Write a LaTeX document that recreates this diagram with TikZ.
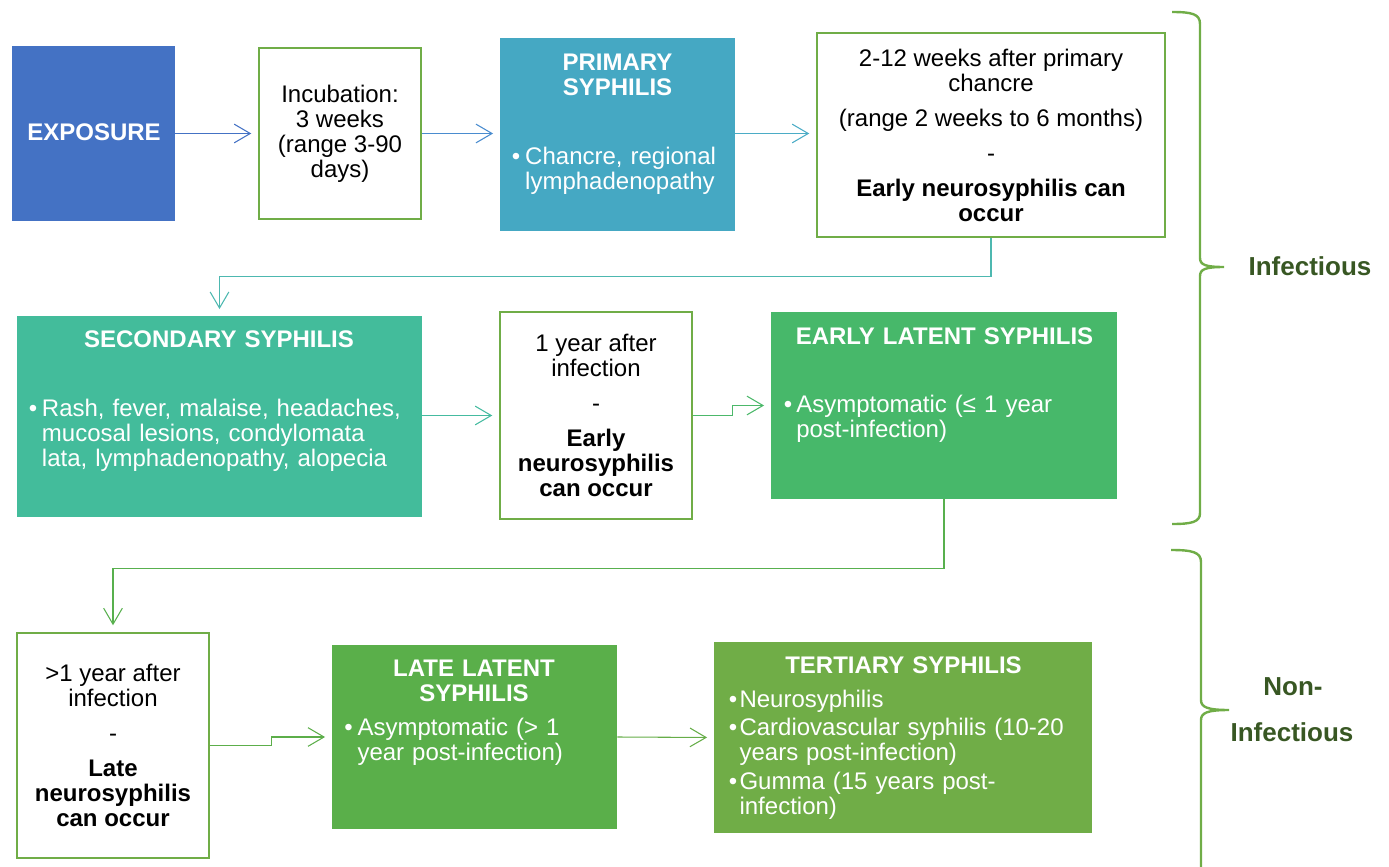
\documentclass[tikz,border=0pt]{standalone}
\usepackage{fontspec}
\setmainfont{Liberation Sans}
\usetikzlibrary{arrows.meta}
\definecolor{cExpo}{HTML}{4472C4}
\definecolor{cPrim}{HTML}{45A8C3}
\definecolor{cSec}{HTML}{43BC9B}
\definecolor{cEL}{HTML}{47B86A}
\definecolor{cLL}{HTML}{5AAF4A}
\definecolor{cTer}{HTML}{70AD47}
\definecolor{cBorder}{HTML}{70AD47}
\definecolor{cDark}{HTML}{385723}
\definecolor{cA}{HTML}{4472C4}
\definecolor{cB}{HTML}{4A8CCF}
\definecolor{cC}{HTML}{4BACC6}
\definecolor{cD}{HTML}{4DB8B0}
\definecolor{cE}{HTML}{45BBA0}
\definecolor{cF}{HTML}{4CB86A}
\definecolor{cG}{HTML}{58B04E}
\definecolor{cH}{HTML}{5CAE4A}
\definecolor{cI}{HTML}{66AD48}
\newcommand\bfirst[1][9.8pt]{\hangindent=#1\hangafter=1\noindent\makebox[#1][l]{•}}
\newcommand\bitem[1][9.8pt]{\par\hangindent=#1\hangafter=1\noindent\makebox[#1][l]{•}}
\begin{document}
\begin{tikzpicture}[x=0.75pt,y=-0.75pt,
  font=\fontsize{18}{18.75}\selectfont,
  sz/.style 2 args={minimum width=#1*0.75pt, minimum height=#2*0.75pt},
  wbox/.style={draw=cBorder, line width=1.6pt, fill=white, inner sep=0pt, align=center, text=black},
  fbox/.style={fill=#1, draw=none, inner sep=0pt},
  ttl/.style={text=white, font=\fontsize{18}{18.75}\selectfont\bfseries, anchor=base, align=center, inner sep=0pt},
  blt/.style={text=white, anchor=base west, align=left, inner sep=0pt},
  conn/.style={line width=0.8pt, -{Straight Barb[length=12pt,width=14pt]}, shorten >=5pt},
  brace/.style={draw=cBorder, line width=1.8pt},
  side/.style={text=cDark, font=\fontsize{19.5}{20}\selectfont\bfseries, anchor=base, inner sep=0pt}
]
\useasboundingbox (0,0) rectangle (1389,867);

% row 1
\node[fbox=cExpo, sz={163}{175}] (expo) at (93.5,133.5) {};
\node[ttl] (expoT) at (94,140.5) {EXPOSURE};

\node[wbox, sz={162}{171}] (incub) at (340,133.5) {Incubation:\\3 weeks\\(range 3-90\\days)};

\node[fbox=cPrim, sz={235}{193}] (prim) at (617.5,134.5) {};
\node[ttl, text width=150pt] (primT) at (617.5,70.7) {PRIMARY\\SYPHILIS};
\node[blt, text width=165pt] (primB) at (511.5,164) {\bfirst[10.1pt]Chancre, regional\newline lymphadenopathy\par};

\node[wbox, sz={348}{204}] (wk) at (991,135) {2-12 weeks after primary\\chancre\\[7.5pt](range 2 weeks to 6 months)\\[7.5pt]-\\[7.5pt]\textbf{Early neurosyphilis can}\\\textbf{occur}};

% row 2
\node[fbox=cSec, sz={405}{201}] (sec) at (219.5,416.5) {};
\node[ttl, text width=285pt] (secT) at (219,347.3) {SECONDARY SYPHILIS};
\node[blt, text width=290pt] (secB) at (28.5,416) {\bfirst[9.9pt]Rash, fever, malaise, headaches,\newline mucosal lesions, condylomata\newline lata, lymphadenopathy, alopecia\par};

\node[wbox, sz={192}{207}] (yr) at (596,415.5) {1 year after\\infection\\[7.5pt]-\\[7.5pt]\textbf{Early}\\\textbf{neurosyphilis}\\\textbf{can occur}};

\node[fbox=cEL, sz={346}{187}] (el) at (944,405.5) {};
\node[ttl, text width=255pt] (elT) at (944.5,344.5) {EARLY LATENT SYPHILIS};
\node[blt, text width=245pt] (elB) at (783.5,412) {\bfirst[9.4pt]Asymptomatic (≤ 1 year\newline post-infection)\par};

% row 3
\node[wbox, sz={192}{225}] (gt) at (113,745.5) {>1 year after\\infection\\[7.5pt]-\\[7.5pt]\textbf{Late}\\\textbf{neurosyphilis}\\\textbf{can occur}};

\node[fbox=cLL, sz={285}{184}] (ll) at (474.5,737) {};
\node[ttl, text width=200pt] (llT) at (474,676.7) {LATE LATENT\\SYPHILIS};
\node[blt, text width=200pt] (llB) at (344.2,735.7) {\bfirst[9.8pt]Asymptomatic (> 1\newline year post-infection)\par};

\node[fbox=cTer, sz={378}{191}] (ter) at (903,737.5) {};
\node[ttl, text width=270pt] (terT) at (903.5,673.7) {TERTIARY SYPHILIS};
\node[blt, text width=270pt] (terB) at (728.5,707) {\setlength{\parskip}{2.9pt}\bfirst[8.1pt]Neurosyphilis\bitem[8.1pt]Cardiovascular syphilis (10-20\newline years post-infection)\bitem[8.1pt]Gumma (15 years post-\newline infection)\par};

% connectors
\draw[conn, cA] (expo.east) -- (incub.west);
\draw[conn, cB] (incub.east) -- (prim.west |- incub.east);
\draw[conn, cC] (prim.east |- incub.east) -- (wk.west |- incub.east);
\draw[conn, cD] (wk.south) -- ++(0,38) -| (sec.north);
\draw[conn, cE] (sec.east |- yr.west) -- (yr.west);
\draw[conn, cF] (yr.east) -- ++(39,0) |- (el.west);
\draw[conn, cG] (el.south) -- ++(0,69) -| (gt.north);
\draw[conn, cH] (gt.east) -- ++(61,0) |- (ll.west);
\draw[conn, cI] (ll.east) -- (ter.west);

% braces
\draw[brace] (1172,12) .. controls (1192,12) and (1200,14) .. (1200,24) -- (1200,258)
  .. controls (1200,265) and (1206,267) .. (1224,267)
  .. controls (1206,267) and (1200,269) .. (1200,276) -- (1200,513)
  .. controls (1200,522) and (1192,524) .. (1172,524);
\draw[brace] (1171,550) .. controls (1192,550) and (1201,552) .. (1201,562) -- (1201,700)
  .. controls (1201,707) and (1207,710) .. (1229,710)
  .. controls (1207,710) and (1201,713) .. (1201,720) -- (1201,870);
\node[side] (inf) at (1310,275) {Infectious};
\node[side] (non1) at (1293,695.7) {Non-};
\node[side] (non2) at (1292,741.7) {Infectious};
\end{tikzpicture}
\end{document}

------------------------------------------------

Write out the listing word for word, omitting the pictures it holds.

◆ **Correct output**:
Write a LaTeX document that recreates this diagram with TikZ.
\documentclass[tikz,border=0pt]{standalone}
\usepackage{fontspec}
\setmainfont{Liberation Sans}
\usetikzlibrary{arrows.meta}
\definecolor{cExpo}{HTML}{4472C4}
\definecolor{cPrim}{HTML}{45A8C3}
\definecolor{cSec}{HTML}{43BC9B}
\definecolor{cEL}{HTML}{47B86A}
\definecolor{cLL}{HTML}{5AAF4A}
\definecolor{cTer}{HTML}{70AD47}
\definecolor{cBorder}{HTML}{70AD47}
\definecolor{cDark}{HTML}{385723}
\definecolor{cA}{HTML}{4472C4}
\definecolor{cB}{HTML}{4A8CCF}
\definecolor{cC}{HTML}{4BACC6}
\definecolor{cD}{HTML}{4DB8B0}
\definecolor{cE}{HTML}{45BBA0}
\definecolor{cF}{HTML}{4CB86A}
\definecolor{cG}{HTML}{58B04E}
\definecolor{cH}{HTML}{5CAE4A}
\definecolor{cI}{HTML}{66AD48}
\newcommand\bfirst[1][9.8pt]{\hangindent=#1\hangafter=1\noindent\makebox[#1][l]{•}}
\newcommand\bitem[1][9.8pt]{\par\hangindent=#1\hangafter=1\noindent\makebox[#1][l]{•}}
\begin{document}
\begin{tikzpicture}[x=0.75pt,y=-0.75pt,
  font=\fontsize{18}{18.75}\selectfont,
  sz/.style 2 args={minimum width=#1*0.75pt, minimum height=#2*0.75pt},
  wbox/.style={draw=cBorder, line width=1.6pt, fill=white, inner sep=0pt, align=center, text=black},
  fbox/.style={fill=#1, draw=none, inner sep=0pt},
  ttl/.style={text=white, font=\fontsize{18}{18.75}\selectfont\bfseries, anchor=base, align=center, inner sep=0pt},
  blt/.style={text=white, anchor=base west, align=left, inner sep=0pt},
  conn/.style={line width=0.8pt, -{Straight Barb[length=12pt,width=14pt]}, shorten >=5pt},
  brace/.style={draw=cBorder, line width=1.8pt},
  side/.style={text=cDark, font=\fontsize{19.5}{20}\selectfont\bfseries, anchor=base, inner sep=0pt}
]
\useasboundingbox (0,0) rectangle (1389,867);

% row 1
\node[fbox=cExpo, sz={163}{175}] (expo) at (93.5,133.5) {};
\node[ttl] (expoT) at (94,140.5) {EXPOSURE};

\node[wbox, sz={162}{171}] (incub) at (340,133.5) {Incubation:\\3 weeks\\(range 3-90\\days)};

\node[fbox=cPrim, sz={235}{193}] (prim) at (617.5,134.5) {};
\node[ttl, text width=150pt] (primT) at (617.5,70.7) {PRIMARY\\SYPHILIS};
\node[blt, text width=165pt] (primB) at (511.5,164) {\bfirst[10.1pt]Chancre, regional\newline lymphadenopathy\par};

\node[wbox, sz={348}{204}] (wk) at (991,135) {2-12 weeks after primary\\chancre\\[7.5pt](range 2 weeks to 6 months)\\[7.5pt]-\\[7.5pt]\textbf{Early neurosyphilis can}\\\textbf{occur}};

% row 2
\node[fbox=cSec, sz={405}{201}] (sec) at (219.5,416.5) {};
\node[ttl, text width=285pt] (secT) at (219,347.3) {SECONDARY SYPHILIS};
\node[blt, text width=290pt] (secB) at (28.5,416) {\bfirst[9.9pt]Rash, fever, malaise, headaches,\newline mucosal lesions, condylomata\newline lata, lymphadenopathy, alopecia\par};

\node[wbox, sz={192}{207}] (yr) at (596,415.5) {1 year after\\infection\\[7.5pt]-\\[7.5pt]\textbf{Early}\\\textbf{neurosyphilis}\\\textbf{can occur}};

\node[fbox=cEL, sz={346}{187}] (el) at (944,405.5) {};
\node[ttl, text width=255pt] (elT) at (944.5,344.5) {EARLY LATENT SYPHILIS};
\node[blt, text width=245pt] (elB) at (783.5,412) {\bfirst[9.4pt]Asymptomatic (≤ 1 year\newline post-infection)\par};

% row 3
\node[wbox, sz={192}{225}] (gt) at (113,745.5) {>1 year after\\infection\\[7.5pt]-\\[7.5pt]\textbf{Late}\\\textbf{neurosyphilis}\\\textbf{can occur}};

\node[fbox=cLL, sz={285}{184}] (ll) at (474.5,737) {};
\node[ttl, text width=200pt] (llT) at (474,676.7) {LATE LATENT\\SYPHILIS};
\node[blt, text width=200pt] (llB) at (344.2,735.7) {\bfirst[9.8pt]Asymptomatic (> 1\newline year post-infection)\par};

\node[fbox=cTer, sz={378}{191}] (ter) at (903,737.5) {};
\node[ttl, text width=270pt] (terT) at (903.5,673.7) {TERTIARY SYPHILIS};
\node[blt, text width=270pt] (terB) at (728.5,707) {\setlength{\parskip}{2.9pt}\bfirst[8.1pt]Neurosyphilis\bitem[8.1pt]Cardiovascular syphilis (10-20\newline years post-infection)\bitem[8.1pt]Gumma (15 years post-\newline infection)\par};

% connectors
\draw[conn, cA] (expo.east) -- (incub.west);
\draw[conn, cB] (incub.east) -- (prim.west |- incub.east);
\draw[conn, cC] (prim.east |- incub.east) -- (wk.west |- incub.east);
\draw[conn, cD] (wk.south) -- ++(0,38) -| (sec.north);
\draw[conn, cE] (sec.east |- yr.west) -- (yr.west);
\draw[conn, cF] (yr.east) -- ++(39,0) |- (el.west);
\draw[conn, cG] (el.south) -- ++(0,69) -| (gt.north);
\draw[conn, cH] (gt.east) -- ++(61,0) |- (ll.west);
\draw[conn, cI] (ll.east) -- (ter.west);

% braces
\draw[brace] (1172,12) .. controls (1192,12) and (1200,14) .. (1200,24) -- (1200,258)
  .. controls (1200,265) and (1206,267) .. (1224,267)
  .. controls (1206,267) and (1200,269) .. (1200,276) -- (1200,513)
  .. controls (1200,522) and (1192,524) .. (1172,524);
\draw[brace] (1171,550) .. controls (1192,550) and (1201,552) .. (1201,562) -- (1201,700)
  .. controls (1201,707) and (1207,710) .. (1229,710)
  .. controls (1207,710) and (1201,713) .. (1201,720) -- (1201,870);
\node[side] (inf) at (1310,275) {Infectious};
\node[side] (non1) at (1293,695.7) {Non-};
\node[side] (non2) at (1292,741.7) {Infectious};
\end{tikzpicture}
\end{document}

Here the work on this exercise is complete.